My roster for next week:
Jonathan Quick, G ($11.7M)
Cory Schneider, G ($11.5M)
Alex Pietrangelo, D ($6.8M)
Mike Green, D ($6.2M)
Kimmo Timonen, D ($6.5M)
Kris Letang, D ($7.1M)
Sidney Crosby, F ($8.8M)
Evgeni Malkin, F ($8.7M)
Steven Stamkos, F ($8.7)
John Tavares, F ($8.4M)
Drew Stafford, F ($7.3M)
Tyler Ennis, F ($7.4M)
I have high hopes for my franchise after finishing among the top players last season in the Hockey Challenge. What's the secret? Constant management and not missing a week of lineup changes.

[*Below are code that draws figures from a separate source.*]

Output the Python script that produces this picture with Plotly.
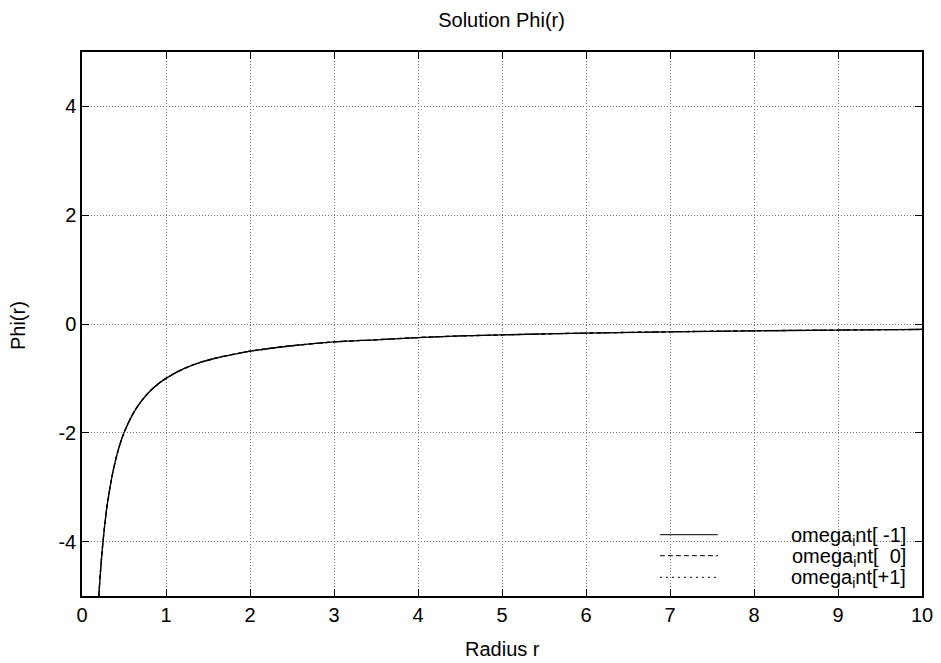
import plotly.graph_objects as go

# Radius samples and Phi(r) values (three overlapping series)
r_vals = [0.2, 0.22, 0.25, 0.28, 0.3, 0.35, 0.4, 0.45, 0.5, 0.6, 0.7, 0.8, 0.9, 1.0,
          1.2, 1.4, 1.6, 1.8, 2.0, 2.5, 3.0, 3.5, 4.0, 4.5, 5.0, 6.0, 7.0, 8.0, 9.0, 10.0]
phi_m1 = [-5.0, -4.55, -4.0, -3.57, -3.33, -2.86, -2.5, -2.22, -2.0, -1.67, -1.43, -1.25, -1.11, -1.0,
          -0.83, -0.71, -0.625, -0.56, -0.5, -0.4, -0.33, -0.29, -0.25, -0.22, -0.2, -0.167, -0.143, -0.125, -0.111, -0.1]
phi_0 = [-5.0, -4.55, -4.0, -3.57, -3.33, -2.86, -2.5, -2.22, -2.0, -1.67, -1.43, -1.25, -1.11, -1.0,
         -0.83, -0.71, -0.625, -0.56, -0.5, -0.4, -0.33, -0.29, -0.25, -0.22, -0.2, -0.167, -0.143, -0.125, -0.111, -0.1]
phi_p1 = [-5.0, -4.55, -4.0, -3.57, -3.33, -2.86, -2.5, -2.22, -2.0, -1.67, -1.43, -1.25, -1.11, -1.0,
          -0.83, -0.71, -0.625, -0.56, -0.5, -0.4, -0.33, -0.29, -0.25, -0.22, -0.2, -0.167, -0.143, -0.125, -0.111, -0.1]

series_names = ["omega<sub>i</sub>nt[ -1]", "omega<sub>i</sub>nt[  0]", "omega<sub>i</sub>nt[+1]"]
series_vals = [phi_m1, phi_0, phi_p1]
series_dash = ["solid", "5px,3px", "2px,4px"]

x_ticks = list(range(0, 11))
x_ticktext = [str(v) for v in x_ticks]
y_ticks = [-4, -2, 0, 2, 4]
y_ticktext = ["-4", "-2", "0", "2", "4"]

FONT = "Liberation Sans, Arial, Helvetica, sans-serif"
FS = 20
fig = go.Figure()
for name, vals, dash in zip(series_names, series_vals, series_dash):
    fig.add_trace(go.Scatter(x=r_vals, y=vals, mode="lines", name=name,
                             line=dict(color="black", width=1.3, dash=dash, shape="spline"),
                             showlegend=False))

# Manual gnuplot-style legend
fig.add_shape(type="rect", xref="paper", yref="paper", x0=0.67, x1=0.993, y0=0.012, y1=0.128,
              fillcolor="white", line=dict(width=0), layer="between")
line_y = [0.1127, 0.0741, 0.0344]
text_y = [0.1158, 0.0754, 0.0386]
for name, dash, ly, ty in zip(series_names, series_dash, line_y, text_y):
    fig.add_shape(type="line", xref="paper", yref="paper", x0=0.688, x1=0.757, y0=ly, y1=ly,
                  line=dict(color="black", width=1, dash=dash))
    fig.add_annotation(xref="paper", yref="paper", x=0.983, y=ty, text=name, showarrow=False,
                       xanchor="right", yanchor="middle", yshift=-3,
                       font=dict(size=FS, color="black", family=FONT))

# Axis titles
fig.add_annotation(xref="paper", yref="paper", x=0.501, y=-0.0974, text="Radius r", showarrow=False,
                   xanchor="center", yanchor="middle", font=dict(size=FS, color="black", family=FONT))
fig.add_annotation(xref="paper", yref="paper", x=-0.0762, y=0.498, text="Phi(r)", showarrow=False,
                   textangle=-90, xanchor="center", yanchor="middle",
                   font=dict(size=FS, color="black", family=FONT))

axis_common = dict(showline=True, linecolor="black", linewidth=1.5, mirror="ticks",
                   ticks="inside", ticklen=7, tickcolor="black", tickwidth=1,
                   showgrid=True, gridcolor="#777777", griddash="1px,2px", gridwidth=1,
                   zeroline=False, automargin=False,
                   tickfont=dict(size=FS, color="black", family=FONT))

fig.update_layout(
    width=941, height=663,
    margin=dict(l=82, r=19, t=52, b=67),
    plot_bgcolor="white", paper_bgcolor="white",
    title=dict(text="Solution Phi(r)", x=0.533, xanchor="center", y=0.97, yanchor="middle",
               automargin=False, font=dict(size=FS, color="black", family=FONT)),
    xaxis=dict(range=[0, 10], tickvals=x_ticks, ticktext=x_ticktext, **axis_common),
    yaxis=dict(range=[-5, 5], tickvals=y_ticks, ticktext=y_ticktext, **axis_common),
)

fig.write_html("out.html", config={"displayModeBar": False},
               post_script="document.body.style.margin='0';document.body.style.overflow='hidden';")
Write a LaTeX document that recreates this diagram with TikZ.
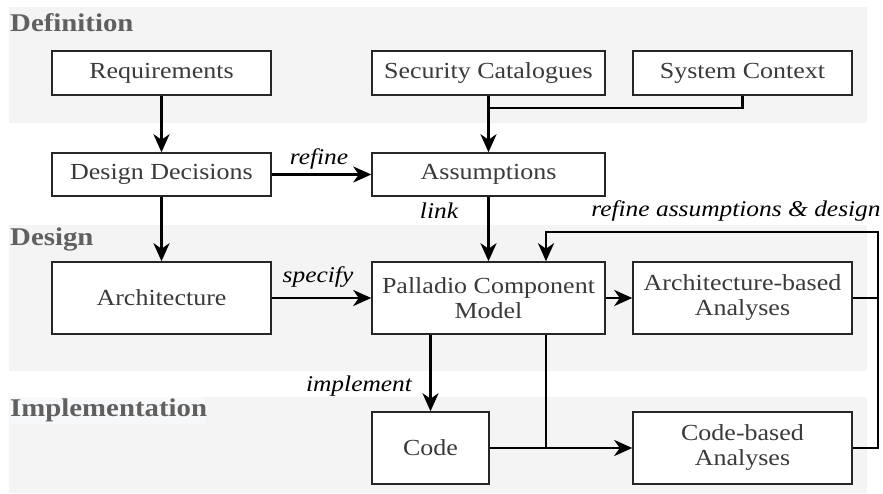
\documentclass[tikz,border=0pt]{standalone}
\usepackage{fontspec}
\setmainfont{Liberation Serif}[FakeStretch=1.13]
\usetikzlibrary{arrows.meta}
\definecolor{band}{RGB}{244,244,244}
\definecolor{bandlbl}{RGB}{247,248,250}
\definecolor{boxtext}{RGB}{58,58,58}
\definecolor{headcol}{RGB}{96,96,96}
\begin{document}
\begin{tikzpicture}[x=1pt,y=-1pt,
  box/.style={draw=black!85, line width=1.5pt, fill=white, text=boxtext, inner sep=0pt, align=center, font=\fontsize{23}{25}\selectfont},
  wbox/.style={box, minimum width=219pt},
  nbox/.style={box, minimum width=233pt},
  conn/.style={line width=2.8pt, line join=miter, -{Stealth[length=18pt,width=16pt,inset=5.5pt]}},
  plain/.style={line width=2.8pt, line join=miter},
  lbl/.style={font=\fontsize{22.5}{25}\selectfont\itshape, inner sep=0pt},
  headlbl/.style={font=\fontsize{25.5}{27}\selectfont\bfseries, text=headcol, inner sep=0pt, anchor=west},
]
\useasboundingbox (0,0) rectangle (883,494);
% bands
\fill[band] (9,7) rectangle (867,123);
\fill[band] (9,225) rectangle (867,371);
\fill[band] (9,397) rectangle (867,493);
\fill[bandlbl] (10,397) rectangle (205,424);
% headings
\node[headlbl] (hdef) at (10,23) {Definition};
\node[headlbl] (hdes) at (10,239) {Design};
\node[headlbl] (himp) at (10,410) {Implementation};
% boxes
\node[wbox, minimum height=44pt] (req) at (161.5,73) {Requirements};
\node[nbox, minimum height=44pt] (sec) at (488.5,73) {Security Catalogues};
\node[wbox, minimum height=44pt] (sys) at (742.5,73) {System Context};
\node[wbox, minimum height=43pt] (dd) at (161.5,174.5) {Design Decisions};
\node[nbox, minimum height=43pt] (ass) at (488.5,174.5) {Assumptions};
\node[wbox, minimum height=72pt] (arch) at (161.5,298) {Architecture};
\node[nbox, minimum height=72pt] (pcm) at (488.5,298) {Palladio Component\\Model};
\node[wbox, minimum height=72pt] (ab) at (742.5,298) {Architecture-based\\Analyses};
\node[box, minimum width=117pt, minimum height=72pt] (code) at (430.5,448) {Code};
\node[wbox, minimum height=72pt] (cb) at (742.5,448) {Code-based\\Analyses};
% coordinates
\coordinate (m) at (488.5,108);
\coordinate (j) at (546,448);
\coordinate (fbr) at (878,232);
\coordinate (fbl) at (546,232);
% connectors
\draw[conn] (req) -- (dd);
\draw[conn] (dd) -- (arch);
\draw[conn] (dd) -- (ass);
\draw[conn] (sec) -- (ass);
\draw[plain] (sys.south) |- (m);
\draw[conn] (ass) -- (pcm);
\draw[conn] (arch) -- (pcm);
\draw[conn] (pcm) -- (ab);
\draw[conn] (pcm.south -| code.north) -- (code.north);
\draw[conn] (code) -- (cb);
\draw[plain] (pcm.south -| j) -- (j);
\draw[plain] (ab.east) -| (fbr);
\draw[conn] (cb.east) -| (fbr) -- (fbl) -- (pcm.north -| fbl);
% labels
\node[lbl] (lrefine) at (319,159) {refine};
\node[lbl] (llink) at (439,211) {link};
\node[lbl] (lfb) at (736,211) {refine assumptions \& design};
\node[lbl] (lspec) at (318,277) {specify};
\node[lbl] (limpl) at (359,386) {implement};
\end{tikzpicture}
\end{document}
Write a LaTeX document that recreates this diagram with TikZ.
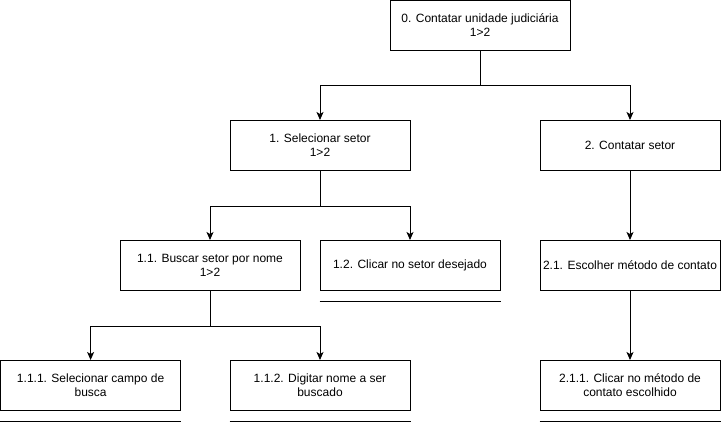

It's easy when you have to write about it like I do, but you can also set up email alerts to make sure you don't forget to change out your squad.
My strategy for the opening week? Goaltenders who I think will collect at least eight wins between them and then a mix of sleepers and superstars. It may seem easy to put together a lineup in the first week because the salaries are so low, but they will go up quickly and start to limit your options. Of my defense, I hope to keep everyone except Timonen for an extended period of time. Timonen and the Flyers have a six-game week, though, so it's hard to resist. Up front, I used two sleeper picks on Stafford and Ennis because I believe their line for the Buffalo Sabres can be just as hot as it was at the end of last season. That allowed me to stack my other forward spots with superstars.